Set the listing down again in full, word for word, with the pictures left out.

Source code of charts:
■ ■ ■ ■ ■ ■ ■

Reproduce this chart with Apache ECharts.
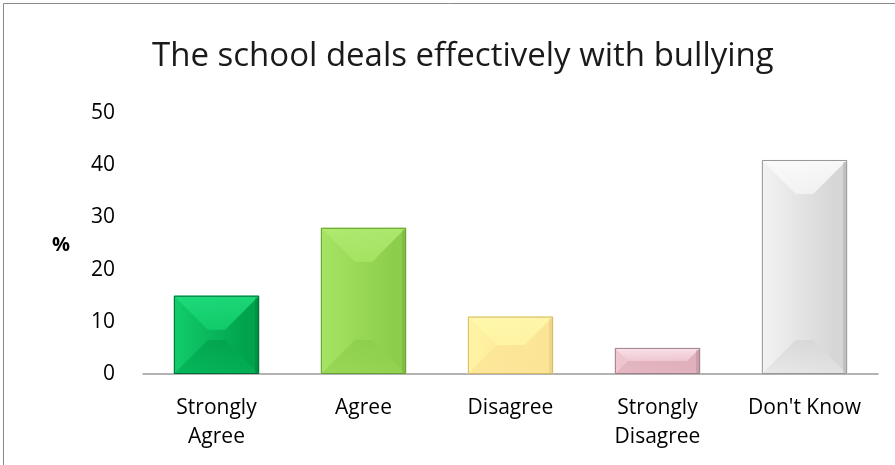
<!DOCTYPE html>
<html>
<head>
<meta charset="utf-8">
<script src="https://cdn.jsdelivr.net/npm/echarts@6/dist/echarts.min.js"></script>
<style>
  html, body { margin: 0; padding: 0; background: #fff; }
  #main { width: 895px; height: 465px; }
</style>
</head>
<body>
<div id="main"></div>
<script>
// chart data
const titleText = 'The school deals effectively with bullying'
const categories = ['Strongly Agree', 'Agree', 'Disagree', 'Strongly Disagree', "Don't Know"]
const percents = [15, 28, 11, 5, 41]
const yTicks = [0, 10, 20, 30, 40, 50]

// bevel palette per bar: top facet, bottom facet, body gradient (from/to), edge
const palettes = [
  { top: '#1fdc7c', bottom: '#05b257', from: '#12cd6c', to: '#00a24c', edge: '#006e38' },
  { top: '#b0ea72', bottom: '#96d454', from: '#a6e464', to: '#8cce4c', edge: '#6a9e34' },
  { top: '#fff8ac', bottom: '#fde498', from: '#fff4a4', to: '#fbe496', edge: '#d2b96c' },
  { top: '#fbe6ec', bottom: '#e2b4c0', from: '#f0c8d2', to: '#e0b0bc', edge: '#9e7f88' },
  { top: '#fcfcfc', bottom: '#e6e6e6', from: '#f3f3f3', to: '#d6d6d6', edge: '#979797' }
]

const myChart = echarts.init(document.getElementById('main'), null, { renderer: 'canvas' })

function renderBar(params, api) {
  const i = api.value(0)
  const v = api.value(1)
  const top = api.coord([i, v])
  const base = api.coord([i, 0])
  const bw = api.size([1, 0])[0] * 0.58
  const x0 = top[0] - bw / 2, x1 = x0 + bw
  const y0 = top[1], y1 = base[1]
  const h = y1 - y0
  const d = Math.min(34, h / 2, bw / 2)
  const p = palettes[i]
  const body = () => new echarts.graphic.LinearGradient(0, 0, 1, 0, [
    { offset: 0, color: p.from }, { offset: 0.85, color: p.to }, { offset: 1, color: p.to }])
  return {
    type: 'group',
    children: [
      { type: 'rect', shape: { x: x0, y: y0, width: bw, height: h }, style: { fill: body() } },
      { type: 'polygon', shape: { points: [[x0, y0], [x1, y0], [x1 - d, y0 + d], [x0 + d, y0 + d]] },
        style: { fill: new echarts.graphic.LinearGradient(0, 0, 0, 1, [
          { offset: 0, color: p.top }, { offset: 1, color: p.from }]), opacity: 0.9 } },
      { type: 'polygon', shape: { points: [[x0, y1], [x1, y1], [x1 - d, y1 - d], [x0 + d, y1 - d]] },
        style: { fill: new echarts.graphic.LinearGradient(0, 0, 0, 1, [
          { offset: 0, color: p.to }, { offset: 1, color: p.bottom }]), opacity: 0.8 } },
      { type: 'rect', shape: { x: x1 - 4, y: y0 + 2, width: 3, height: h - 3 },
        style: { fill: p.edge, opacity: 0.35 } },
      { type: 'rect', shape: { x: x0 + 0.5, y: y0 + 0.5, width: bw - 1, height: h - 1 },
        style: { fill: 'none', stroke: p.edge, lineWidth: 1 } }
    ]
  }
}

myChart.setOption({
  animation: false,
  title: {
    text: titleText,
    left: 147,
    top: 35,
    textStyle: { fontFamily: 'Open Sans', fontWeight: 'normal', fontSize: 33, color: '#1a1a1a' }
  },
  graphic: [
    { type: 'rect', left: 1, top: 1, shape: { width: 892, height: 480 },
      style: { fill: 'none', stroke: '#8a8a8a', lineWidth: 1 } },
    { type: 'text', left: 52, top: 235,
      style: { text: '%', fontFamily: 'Open Sans', fontWeight: 'bold', fontSize: 20, fill: '#000' } }
  ],
  grid: { left: 143, right: 17, top: 113, bottom: 91 },
  xAxis: {
    type: 'category',
    data: categories,
    boundaryGap: true,
    axisTick: { show: false },
    axisLine: { lineStyle: { color: '#9a9a9a', width: 1.5 } },
    axisLabel: {
      interval: 0,
      margin: 20,
      lineHeight: 29,
      fontFamily: 'Open Sans',
      fontSize: 21,
      color: '#000',
      formatter: (v) => v.startsWith('Strongly') ? v.replace(' ', '\n') : v
    }
  },
  yAxis: {
    type: 'value',
    min: yTicks[0],
    max: yTicks[yTicks.length - 1],
    interval: 10,
    axisLine: { show: false },
    axisTick: { show: false },
    splitLine: { show: false },
    axisLabel: { margin: 28, fontFamily: 'Open Sans', fontSize: 21, color: '#000' }
  },
  series: [{
    type: 'custom',
    renderItem: renderBar,
    encode: { x: 0, y: 1 },
    data: percents.map((v, i) => [i, v])
  }]
})
</script>
</body>
</html>
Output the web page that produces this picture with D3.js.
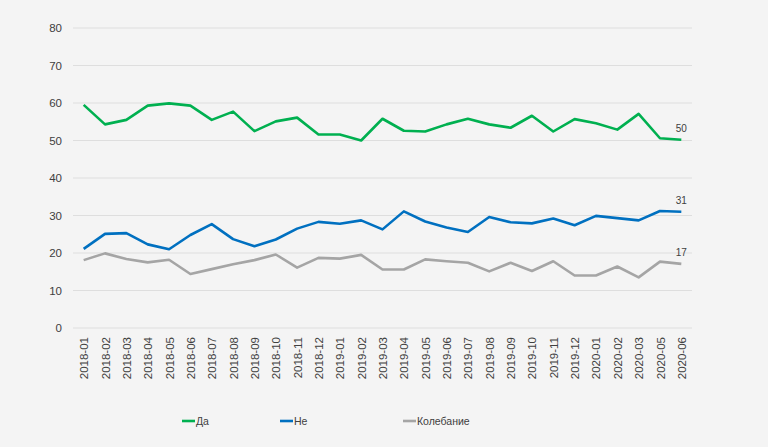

■ ■ ■ ■ ■ ■ ■

■ Written solution ■
Reproduce this chart with Apache ECharts.
<!DOCTYPE html>
<html>
<head>
<meta charset="utf-8">
<script src="https://cdn.jsdelivr.net/npm/echarts@6/dist/echarts.min.js"></script>
<style>
  html, body { margin: 0; padding: 0; background: #fff; }
  #main { width: 895px; height: 465px; }
</style>
</head>
<body>
<div id="main"></div>
<script>
// chart data
const titleText = 'The school deals effectively with bullying'
const categories = ['Strongly Agree', 'Agree', 'Disagree', 'Strongly Disagree', "Don't Know"]
const percents = [15, 28, 11, 5, 41]
const yTicks = [0, 10, 20, 30, 40, 50]

// bevel palette per bar: top facet, bottom facet, body gradient (from/to), edge
const palettes = [
  { top: '#1fdc7c', bottom: '#05b257', from: '#12cd6c', to: '#00a24c', edge: '#006e38' },
  { top: '#b0ea72', bottom: '#96d454', from: '#a6e464', to: '#8cce4c', edge: '#6a9e34' },
  { top: '#fff8ac', bottom: '#fde498', from: '#fff4a4', to: '#fbe496', edge: '#d2b96c' },
  { top: '#fbe6ec', bottom: '#e2b4c0', from: '#f0c8d2', to: '#e0b0bc', edge: '#9e7f88' },
  { top: '#fcfcfc', bottom: '#e6e6e6', from: '#f3f3f3', to: '#d6d6d6', edge: '#979797' }
]

const myChart = echarts.init(document.getElementById('main'), null, { renderer: 'canvas' })

function renderBar(params, api) {
  const i = api.value(0)
  const v = api.value(1)
  const top = api.coord([i, v])
  const base = api.coord([i, 0])
  const bw = api.size([1, 0])[0] * 0.58
  const x0 = top[0] - bw / 2, x1 = x0 + bw
  const y0 = top[1], y1 = base[1]
  const h = y1 - y0
  const d = Math.min(34, h / 2, bw / 2)
  const p = palettes[i]
  const body = () => new echarts.graphic.LinearGradient(0, 0, 1, 0, [
    { offset: 0, color: p.from }, { offset: 0.85, color: p.to }, { offset: 1, color: p.to }])
  return {
    type: 'group',
    children: [
      { type: 'rect', shape: { x: x0, y: y0, width: bw, height: h }, style: { fill: body() } },
      { type: 'polygon', shape: { points: [[x0, y0], [x1, y0], [x1 - d, y0 + d], [x0 + d, y0 + d]] },
        style: { fill: new echarts.graphic.LinearGradient(0, 0, 0, 1, [
          { offset: 0, color: p.top }, { offset: 1, color: p.from }]), opacity: 0.9 } },
      { type: 'polygon', shape: { points: [[x0, y1], [x1, y1], [x1 - d, y1 - d], [x0 + d, y1 - d]] },
        style: { fill: new echarts.graphic.LinearGradient(0, 0, 0, 1, [
          { offset: 0, color: p.to }, { offset: 1, color: p.bottom }]), opacity: 0.8 } },
      { type: 'rect', shape: { x: x1 - 4, y: y0 + 2, width: 3, height: h - 3 },
        style: { fill: p.edge, opacity: 0.35 } },
      { type: 'rect', shape: { x: x0 + 0.5, y: y0 + 0.5, width: bw - 1, height: h - 1 },
        style: { fill: 'none', stroke: p.edge, lineWidth: 1 } }
    ]
  }
}

myChart.setOption({
  animation: false,
  title: {
    text: titleText,
    left: 147,
    top: 35,
    textStyle: { fontFamily: 'Open Sans', fontWeight: 'normal', fontSize: 33, color: '#1a1a1a' }
  },
  graphic: [
    { type: 'rect', left: 1, top: 1, shape: { width: 892, height: 480 },
      style: { fill: 'none', stroke: '#8a8a8a', lineWidth: 1 } },
    { type: 'text', left: 52, top: 235,
      style: { text: '%', fontFamily: 'Open Sans', fontWeight: 'bold', fontSize: 20, fill: '#000' } }
  ],
  grid: { left: 143, right: 17, top: 113, bottom: 91 },
  xAxis: {
    type: 'category',
    data: categories,
    boundaryGap: true,
    axisTick: { show: false },
    axisLine: { lineStyle: { color: '#9a9a9a', width: 1.5 } },
    axisLabel: {
      interval: 0,
      margin: 20,
      lineHeight: 29,
      fontFamily: 'Open Sans',
      fontSize: 21,
      color: '#000',
      formatter: (v) => v.startsWith('Strongly') ? v.replace(' ', '\n') : v
    }
  },
  yAxis: {
    type: 'value',
    min: yTicks[0],
    max: yTicks[yTicks.length - 1],
    interval: 10,
    axisLine: { show: false },
    axisTick: { show: false },
    splitLine: { show: false },
    axisLabel: { margin: 28, fontFamily: 'Open Sans', fontSize: 21, color: '#000' }
  },
  series: [{
    type: 'custom',
    renderItem: renderBar,
    encode: { x: 0, y: 1 },
    data: percents.map((v, i) => [i, v])
  }]
})
</script>
</body>
</html>
Output the web page that produces this picture with D3.js.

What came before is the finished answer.